Of course, if spending $30K on a car with base price in the low $20s, you’d hope for some kit above and beyond. With ‘Touring’ you’ll enjoy dual-zone climate control, Harman Kardon’s take on audio, a nav system with eight full inches of touchscreen, Kia’s UVO infotainment, and the normal assortment of connectivity and diversion. With that, please keep your eyes on the g*d d*mn road.
ON THE ROAD: When another editorial team was giving some thought to a ‘warm hatch’ comparison (the warm hatch is necessarily ‘cooler’ than the hot hatch), I argued for the inclusion of this new Niro. And while I don’t believe I won that argument, I think it remains compelling. While the Niro’s mantra is hyper-efficiency, its mix of a 43 Combined EPA estimate with genuinely entertaining levels of torque make for a pretty compelling drive and – if talking to an editor-in-chief – a pretty compelling argument.
We found the steering adequately direct, body roll well controlled, and a ride/handling balance that seemed pretty darn optimal for anything short of a track day. The 1.6 liter GDI (Gasoline Direct Injection) is obviously tuned for economy, developing but 104 horsepower at a relatively high 5,700 rpm. But add 43 horsepower from its motor, along with its 125 pound-feet of torque, and you’ll enjoy a combined 139 horses and a whopping 195 lb-ft of pull. And that is plenty to provide responsive performance for the 3,100 pound hatchback, in combination with 40+ miles per gallon. On those days where we drove it like we stole it, the Niro still achieved the high 30s, along with the reluctant admiration of at least one Acura driver. (He told me I was ‘number one’…digitally.)

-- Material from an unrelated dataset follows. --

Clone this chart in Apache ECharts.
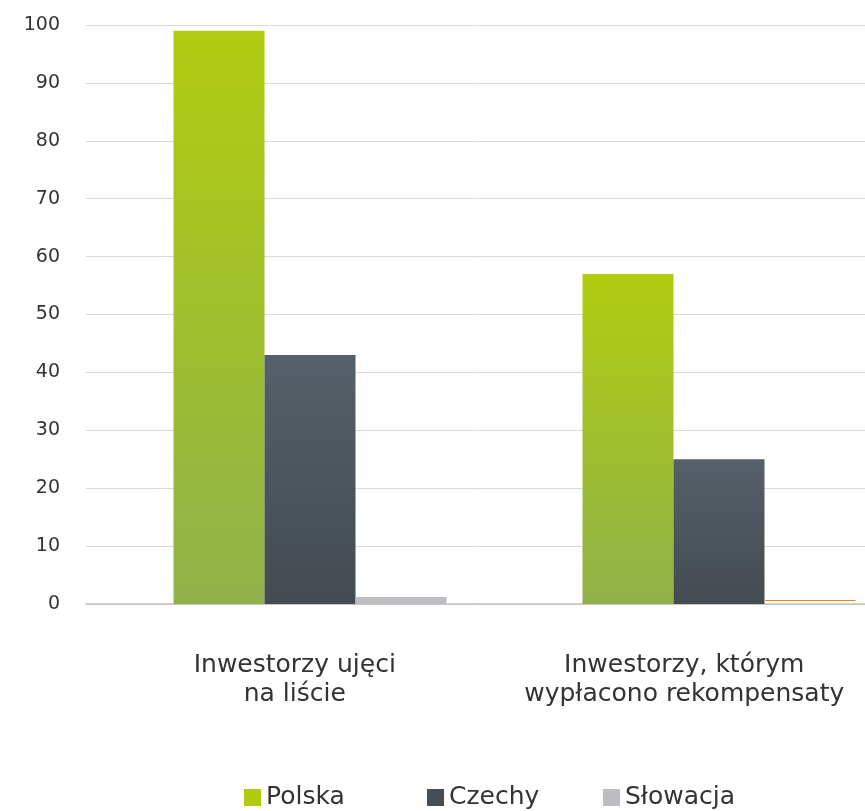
<!DOCTYPE html>
<html>
<head>
<meta charset="utf-8">
<script src="https://cdn.jsdelivr.net/npm/echarts@6/dist/echarts.min.js"></script>
<style>
  html, body { margin: 0; padding: 0; background: #fff; }
  #chart { width: 865px; height: 811px; }
</style>
</head>
<body>
<div id="chart"></div>
<script>
// Categories and series values
const categories = ['Inwestorzy ujęci\nna liście', 'Inwestorzy, którym\nwypłacono rekompensaty'];
const seriesNames = ['Polska', 'Czechy', 'Słowacja'];
const polska = [99, 57];
const czechy = [43, 25];
const slowacja = [1.2, 0.7];
const yTicks = { min: 0, max: 100, interval: 10 };

const FONT = '"DejaVu Sans", "Open Sans", sans-serif';
const TEXT = '#333333';
const seriesColors = ['#b0cb10', '#474e53', '#bbbdc0'];
const legendLefts = [244, 427, 603];

function vGrad(top, bottom) {
  return { type: 'linear', x: 0, y: 0, x2: 0, y2: 1,
    colorStops: [{ offset: 0, color: top }, { offset: 1, color: bottom }] };
}
// thin orange top edge only
const orangeEdge = { type: 'linear', x: 0, y: 0, x2: 0, y2: 1,
  colorStops: [
    { offset: 0, color: '#f08a00' }, { offset: 0.3, color: '#f08a00' },
    { offset: 0.3, color: 'rgba(255,255,255,0)' }, { offset: 1, color: 'rgba(255,255,255,0)' }
  ] };

// bar groups sit on a positional axis; group i is placed at x = i
const toPoints = arr => arr.map((v, i) => [i, v]);

const chart = echarts.init(document.getElementById('chart'));
chart.setOption({
  animation: false,
  backgroundColor: '#ffffff',
  textStyle: { fontFamily: FONT },
  legend: seriesNames.map((name, i) => ({
    left: legendLefts[i], top: 785, padding: 0,
    itemWidth: 17, itemHeight: 17,
    icon: 'rect',
    textStyle: { fontSize: 25, color: TEXT, fontFamily: FONT },
    data: [{ name, itemStyle: { color: seriesColors[i] } }]
  })),
  grid: { left: 86, right: 0, top: 25, bottom: 207 },
  xAxis: [
    { type: 'value', min: -0.5477, max: 1.357, show: false, splitLine: { show: false } },
    { type: 'category', data: categories, position: 'bottom',
      axisLine: { show: true, onZero: false, lineStyle: { color: '#c0c0c0', width: 1.5 } },
      axisTick: { show: false },
      axisLabel: {
        interval: 0, margin: 47, color: TEXT, fontSize: 25, lineHeight: 29, fontFamily: FONT,
        padding: [0, 0, 0, 28]
      } }
  ],
  yAxis: {
    type: 'value', min: yTicks.min, max: yTicks.max, interval: yTicks.interval,
    axisLine: { show: false }, axisTick: { show: false },
    axisLabel: { color: TEXT, fontSize: 19, margin: 26, fontFamily: FONT },
    splitLine: { lineStyle: { color: '#d9d9d9', width: 1 } }
  },
  series: [
    { name: seriesNames[0], type: 'bar', xAxisIndex: 0,
      data: toPoints(polska), barWidth: 91, barGap: '0%',
      itemStyle: { color: vGrad('#b1cc10', '#90b24a') } },
    { name: seriesNames[1], type: 'bar', xAxisIndex: 0,
      data: toPoints(czechy), barWidth: 91, barGap: '0%',
      itemStyle: { color: vGrad('#56606a', '#444b51') } },
    { name: seriesNames[2], type: 'bar', xAxisIndex: 0,
      barWidth: 91, barGap: '0%',
      data: [
        { value: [0, slowacja[0]], itemStyle: { color: '#bbbdc0' } },
        { value: [1, slowacja[1]], itemStyle: { color: orangeEdge } }
      ],
      itemStyle: { color: seriesColors[2] } }
  ]
});
</script>
</body>
</html>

If $30K for a Kia Niro seems a bit dear, we went online and built a nicely equipped mid-level EX for an even $27,000. Figure the typical cash or lease incentives that seem to go with almost any vehicle, and you should find an attractive purpose proposition, along with a way attractive ownership proposition. We’d see ‘one car’ as perhaps the new economy (with one motorcycle and one bike). And – of course – one wife.